Subject: Re: [patch] restore sched_exec load balance heuristics

* Peter Zijlstra <[email protected]> wrote:

> void sched_exec(void)
> {
> int new_cpu, this_cpu = get_cpu();
> - new_cpu = sched_balance_self(this_cpu, SD_BALANCE_EXEC);
> + struct task_group *tg;
> + long weight, eload;
> +
> + tg = task_group(current);
> + weight = current->se.load.weight;
> + eload = -effective_load(tg, this_cpu, -weight, -weight);
> +
> + new_cpu = sched_balance_self(this_cpu, SD_BALANCE_EXEC, eload);

okay, i think this will work.

it feels somewhat backwards though on a conceptual level.

There's nothing particularly special about exec-balancing: the load
picture is in equilibrium - it is in essence a rebalancing pass done
not in the scheduler tick but in a special place in the middle of
exec() where the old-task / new-task cross section is at a minimum
level.

_fork_ balancing is what is special: there we'll get a new context so
we have to take the new load into account. It's a bit like wakeup
balancing. (just done before the new task is truly woken up)

OTOH, triggering the regular busy-balance at exec() time isnt totally
straightforward either: the 'old' task is the current task so it
cannot be balanced away. We have to trigger all the active-migration
logic - which again makes exec() balancing special.

So maybe this patch is the best solution after all. Ken, does it do
the trick for your workload, when applied against v2.6.28-rc4?

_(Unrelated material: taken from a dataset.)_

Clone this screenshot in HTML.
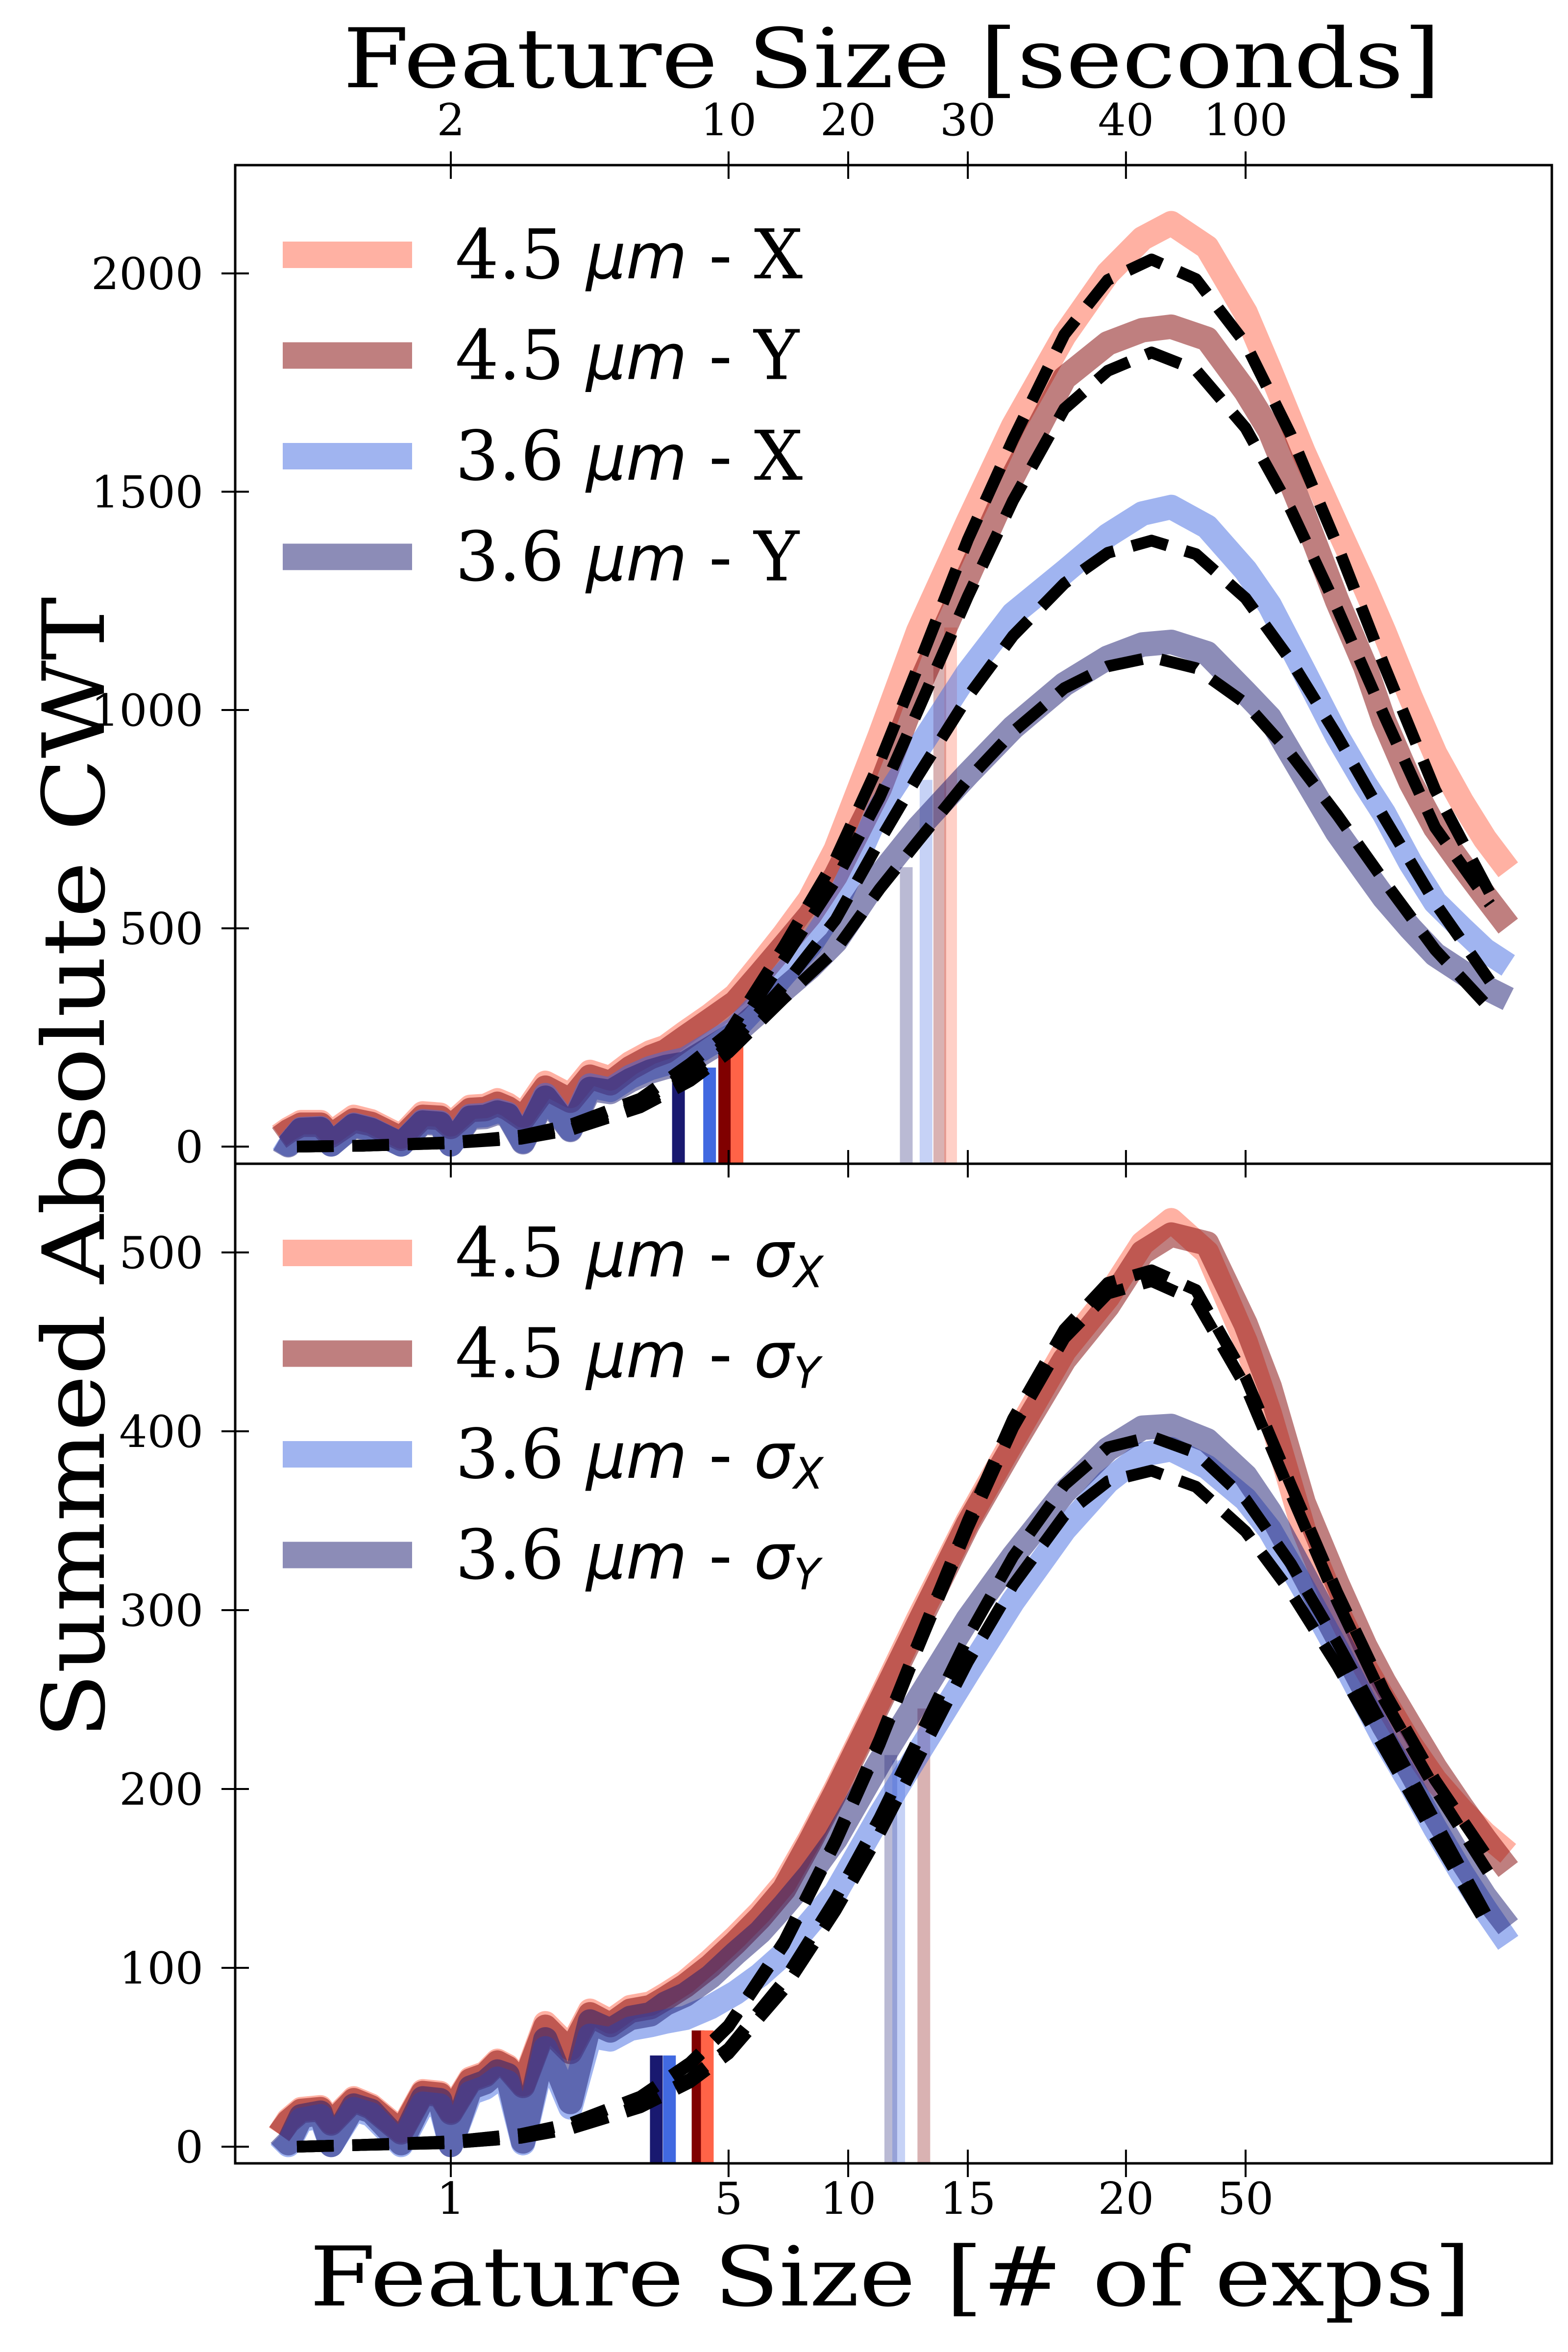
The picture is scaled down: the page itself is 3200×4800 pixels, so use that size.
<!DOCTYPE html>
<html><head><meta charset="utf-8"><style>
html,body{margin:0;padding:0;background:#fff;}
svg{display:block;}
text{font-family:"DejaVu Serif","Liberation Serif",serif;fill:#000;}
.it{font-family:"DejaVu Sans","Liberation Sans",sans-serif;font-style:italic;}
</style></head><body>
<svg id="chart" width="3200" height="4800" viewBox="0 0 3200 4800" xmlns="http://www.w3.org/2000/svg">
<rect width="3200" height="4800" fill="#fff"/>
<g id="top-marks"></g>
<g id="bot-marks"></g>
<g id="axes"></g>
<text x="1820" y="178" font-size="168" text-anchor="middle" textLength="2240" lengthAdjust="spacingAndGlyphs">Feature Size [seconds]</text>
<text x="1817" y="4705" font-size="168" text-anchor="middle" textLength="2370" lengthAdjust="spacingAndGlyphs">Feature Size [# of exps]</text>
<text transform="translate(212,2383) rotate(-90)" font-size="175" text-anchor="middle" textLength="2330" lengthAdjust="spacingAndGlyphs">Summed Absolute CWT</text>
<g id="legend-top"></g>
<g id="legend-bot"></g>
</svg>
<script>
// ---------- data ----------
const X = [0.37,0.39,0.42,0.47,0.5,0.57,0.63,0.75,0.85,0.94,1.0,1.12,1.22,1.31,1.39,1.52,1.73,2.0,2.24,2.52,2.83,3.18,3.47,3.89,4.5,5.2,6.0,6.9,8.0,9.3,12,15,20,26,35,45,55,65,80,100,115,140,170,200,223,260,300,350,400,458];
const top45X = [25,40,56,56,31,68,58,23,76,73,51,91,93,106,96,71,146,116,171,156,191,216,228,261,301,346,416,486,566,680,940,1180,1430,1650,1858,2000,2080,2115,2060,1910,1780,1590,1420,1280,1180,1030,900,790,705,634];
const top45Y = [20,35,50,50,25,60,52,18,68,66,45,84,86,98,88,64,135,105,160,145,180,205,218,250,290,330,395,460,530,620,820,1050,1305,1535,1760,1840,1870,1878,1850,1730,1640,1450,1250,1100,975,835,730,645,575,505];
const top36X = [18,5,40,42,5,50,40,5,58,55,5,70,72,82,75,12,118,40,140,130,160,180,190,200,235,270,330,395,460,550,775,910,1085,1220,1316,1400,1450,1465,1420,1320,1240,1090,940,830,763,650,560,500,450,415];
const top36Y = [15,3,38,40,5,48,38,5,55,52,5,66,68,78,72,10,112,38,132,125,152,172,182,190,225,260,310,360,410,470,620,730,853,960,1059,1120,1150,1156,1130,1040,982,850,720,630,570,500,440,400,365,338];
const bot45X = [7,15,21,22,14,27,23,9,31,30,20,38,41,48,45,35,69,55,76,70,78,80,85,92,104,117,131,147,172,200,250,295,350,395,445,475,505,518,500,450,410,345,300,268,250,225,205,188,175,164];
const bot45Y = [7,14,20,21,13,26,22,8,30,29,19,37,40,47,44,34,67,53,74,68,76,78,83,90,101,114,128,144,170,198,248,292,348,392,440,470,500,510,505,460,425,360,315,280,260,235,212,190,172,155];
const bot36X = [6,1,15,17,1,21,18,1,24,23,1,30,33,38,36,2,55,22,62,60,66,68,70,72,78,86,96,108,125,142,185,220,265,305,345,372,387,390,380,362,345,312,278,248,228,203,178,153,133,114];
const bot36Y = [7,2,17,19,1,23,20,2,27,26,1,33,36,42,40,3,60,25,70,65,72,74,80,85,95,108,120,135,152,172,215,250,295,330,366,390,402,403,395,375,355,320,285,255,235,210,185,160,140,123];
// fits
const XF = [0.41,0.6,1,1.5,2,3,4,5,6.9,9.3,12,15,20,26,35,45,58,75,100,130,170,223,300,412];
const fitTop45X = [0,2,10,25,50,110,190,260,460,660,880,1100,1390,1620,1860,1985,2032,1987,1839,1630,1378,1103,817,580];
const fitTop45Y = [0,2,9,22,45,100,175,240,430,610,800,1000,1260,1480,1690,1777,1819,1779,1646,1459,1233,988,731,555];
const fitTop36X = [0,2,8,20,40,95,160,230,370,520,700,850,1030,1170,1290,1360,1388,1357,1256,1113,941,754,558,379];
const fitTop36Y = [0,2,8,18,38,90,150,215,340,450,590,700,840,950,1050,1100,1121,1096,1015,899,760,609,451,316];
const fitBot45X = [0,1,3,7,13,28,47,68,115,172,228,282,350,407,457,483,490,479,430,370,310,255,205,160];
const fitBot45Y = [0,1,3,7,13,28,46,67,113,170,225,279,346,402,452,477,484,473,425,365,305,250,200,152];
const fitBot36X = [0,1,2,5,10,23,38,55,93,139,184,228,285,330,370,391,397,388,362,326,282,234,182,126];
const fitBot36Y = [0,1,2,5,10,22,36,52,88,132,175,217,271,314,353,372,378,369,344,310,269,223,173,121];
// threshold markers
const topMarkX = [3.74,4.48,4.89,5.25];
const topMarkV = [151,181,246,241];
const topMarkTX = [14.0,15.7,17.0,18.1];
const topMarkTV = [640,840,1111,1189];
const botMarkX = [3.29,3.55,4.19,4.42];
const botMarkV = [51,51,65,65];
const botMarkTX = [12.8,13.4,15.5];
const botMarkTV = [219,216,245];
// ticks
const xTickVals = [1,5,10,20,50,100];
const xTickLabelsBottom = ["1","5","10","15","20","50"];
const xTickLabelsTop = ["2","10","20","30","40","100"];
const yTicksTop = [0,500,1000,1500,2000];
const yTicksBot = [0,100,200,300,400,500];

// ---------- scales ----------
const L=480,R=3167,T=337,M=2375,B=4415;
const xs = v => 920 + 811*Math.log10(v);
const ysTop = v => 2340 - 0.891*v;
const ysBot = v => 4381 - 3.65*v;
const NS="http://www.w3.org/2000/svg";
function mk(tag,attrs,parent){const e=document.createElementNS(NS,tag);for(const k in attrs)e.setAttribute(k,attrs[k]);parent.appendChild(e);return e;}
const COL={t:"255,99,71",m:"128,0,0",r:"65,105,225",n:"25,25,112"};

function drawPanel(g, ys, base, series, fits, marks, tmarks, tcols){
  tmarks.x.forEach((xv,i)=>{
    const r=mk('rect',{x:xs(xv)-13,y:ys(tmarks.v[i]),width:26,height:base-ys(tmarks.v[i]),fill:'rgba('+tcols[i]+',0.3)'},g);
    
    
  });
  series.forEach(s=>{
    const p=mk('polyline',{points:X.map((xv,i)=>xs(xv).toFixed(1)+','+ys(s.d[i]).toFixed(1)).join(' '),fill:'none',stroke:'rgba('+s.c+',0.5)','stroke-width':50,'stroke-linejoin':'round','stroke-linecap':'butt'},g);
    
    
  });
  const mcols=[COL.n,COL.r,COL.m,COL.t];
  marks.x.forEach((xv,i)=>{
    const r=mk('rect',{x:xs(xv)-13,y:ys(marks.v[i]),width:26,height:base-ys(marks.v[i]),fill:'rgb('+mcols[i]+')'},g);
    
    
  });
  fits.forEach(f=>{
    const p=mk('polyline',{points:XF.map((xv,i)=>xs(xv).toFixed(1)+','+ys(f[i]).toFixed(1)).join(' '),fill:'none',stroke:'#000','stroke-width':24,'stroke-dasharray':'75 38','stroke-linejoin':'round'},g);
    
    
  });
}
drawPanel(document.getElementById('top-marks'), ysTop, M,
  [{d:top45X,c:COL.t,n:'line-4.5um-x'},{d:top45Y,c:COL.m,n:'line-4.5um-y'},{d:top36X,c:COL.r,n:'line-3.6um-x'},{d:top36Y,c:COL.n,n:'line-3.6um-y'}],
  [fitTop45X,fitTop45Y,fitTop36X,fitTop36Y],
  {x:topMarkX,v:topMarkV},{x:topMarkTX,v:topMarkTV},[COL.n,COL.r,COL.m,COL.t]);
drawPanel(document.getElementById('bot-marks'), ysBot, B,
  [{d:bot45X,c:COL.t,n:'line-4.5um-sigx'},{d:bot45Y,c:COL.m,n:'line-4.5um-sigy'},{d:bot36X,c:COL.r,n:'line-3.6um-sigx'},{d:bot36Y,c:COL.n,n:'line-3.6um-sigy'}],
  [fitBot45X,fitBot45Y,fitBot36X,fitBot36Y],
  {x:botMarkX,v:botMarkV},{x:botMarkTX,v:botMarkTV},[COL.n,COL.r,COL.m]);

// ---------- axes ----------
const ax=document.getElementById('axes');
[[T,M],[M,B]].forEach(([a,b])=>{
  const r=mk('rect',{x:L,y:a,width:R-L,height:b-a,fill:'none',stroke:'#000','stroke-width':5},ax);
  
  
});
yTicksTop.forEach(v=>{
  const y=ysTop(v);
  const l=mk('line',{x1:L-28,x2:L+28,y1:y,y2:y,stroke:'#000','stroke-width':4},ax);
  
  
  const t=mk('text',{x:415,y:y+32,'font-size':90,'text-anchor':'end'},ax);
  t.textContent=v;
  
  
});
yTicksBot.forEach(v=>{
  const y=ysBot(v);
  const l=mk('line',{x1:L-28,x2:L+28,y1:y,y2:y,stroke:'#000','stroke-width':4},ax);
  
  
  const t=mk('text',{x:415,y:y+32,'font-size':90,'text-anchor':'end'},ax);
  t.textContent=v;
  
  
});
xTickVals.forEach((v,i)=>{
  const x=xs(v);
  [T,M,B].forEach(y=>{
    const l=mk('line',{x1:x,x2:x,y1:y-28,y2:y+28,stroke:'#000','stroke-width':4},ax);
    
    
  });
  const t=mk('text',{x:x,y:4518,'font-size':90,'text-anchor':'middle'},ax);
  t.textContent=xTickLabelsBottom[i];
  
  
  const t2=mk('text',{x:x,y:276,'font-size':90,'text-anchor':'middle'},ax);
  t2.textContent=xTickLabelsTop[i];
  
  
});

// ---------- legends ----------
function legend(id, y0, labels, sub){
  const g=document.getElementById(id);
  const cols=[COL.t,COL.m,COL.r,COL.n];
  labels.forEach((lab,i)=>{
    const y=y0+205.5*i;
    const r=mk('rect',{x:577,y:y-27,width:264,height:54,fill:'rgba('+cols[i]+',0.5)'},g);
    
    
    const t=mk('text',{x:929,y:y+48,'font-size':140},g);
    
    
    const s1=mk('tspan',{},t); s1.textContent=lab+' ';
    const s2=mk('tspan',{'class':'it','font-size':128},t); s2.textContent='μm';
    const s3=mk('tspan',{},t); s3.textContent=' - ';
    if(sub){
      const s4=mk('tspan',{'class':'it','font-size':128},t); s4.textContent='σ';
      const s5=mk('tspan',{'class':'it','font-size':88,dy:22},t); s5.textContent=sub[i];
    } else {
      const s4=mk('tspan',{},t); s4.textContent=['X','Y','X','Y'][i];
    }
  });
}
legend('legend-top',520,['4.5','4.5','3.6','3.6'],null);
legend('legend-bot',2557,['4.5','4.5','3.6','3.6'],['X','Y','X','Y']);
</script>
</body></html>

You might even try to confirm that your testcase still works fine even
if you elevate the load average with +1.0 on every cpu by starting
infinite CPU eater loops on every CPU, via this bash oneliner:

for ((i=0;i<2;i++)); do while :; do :; done & done

(change the '2' to '4' if you test this on a quad, not on a dual-core
box)

the desired behavior would be for your "exec hopper" testcase to not
hop between cpus, but to stick the same CPU most of the time.

Ingo

2008-11-10 12:54:24

by Peter Zijlstra

[permalink] [raw]

Subject: Re: [patch] restore sched_exec load balance heuristics

On Mon, 2008-11-10 at 10:29 +0100, Ingo Molnar wrote:
> * Peter Zijlstra <[email protected]> wrote:
>
> > void sched_exec(void)
> > {
> > int new_cpu, this_cpu = get_cpu();
> > - new_cpu = sched_balance_self(this_cpu, SD_BALANCE_EXEC);
> > + struct task_group *tg;
> > + long weight, eload;
> > +
> > + tg = task_group(current);
> > + weight = current->se.load.weight;
> > + eload = -effective_load(tg, this_cpu, -weight, -weight);
> > +
> > + new_cpu = sched_balance_self(this_cpu, SD_BALANCE_EXEC, eload);
>
> okay, i think this will work.
>
> it feels somewhat backwards though on a conceptual level.
>
> There's nothing particularly special about exec-balancing: the load
> picture is in equilibrium - it is in essence a rebalancing pass done
> not in the scheduler tick but in a special place in the middle of
> exec() where the old-task / new-task cross section is at a minimum
> level.
>
> _fork_ balancing is what is special: there we'll get a new context so
> we have to take the new load into account. It's a bit like wakeup
> balancing. (just done before the new task is truly woken up)
>
> OTOH, triggering the regular busy-balance at exec() time isnt totally
> straightforward either: the 'old' task is the current task so it
> cannot be balanced away. We have to trigger all the active-migration
> logic - which again makes exec() balancing special.
>
> So maybe this patch is the best solution after all.

Even worse, you want to balance current, the generic load balance might
pick two cpus to balance neither of which will have current on it. But
even if it would pick the queue with current on it as busiest, there is
no saying you'll actually end up moving current.

So this specialized form of moving current to a possibly more idle cpu
is afaics the best solution for balancing a particular task.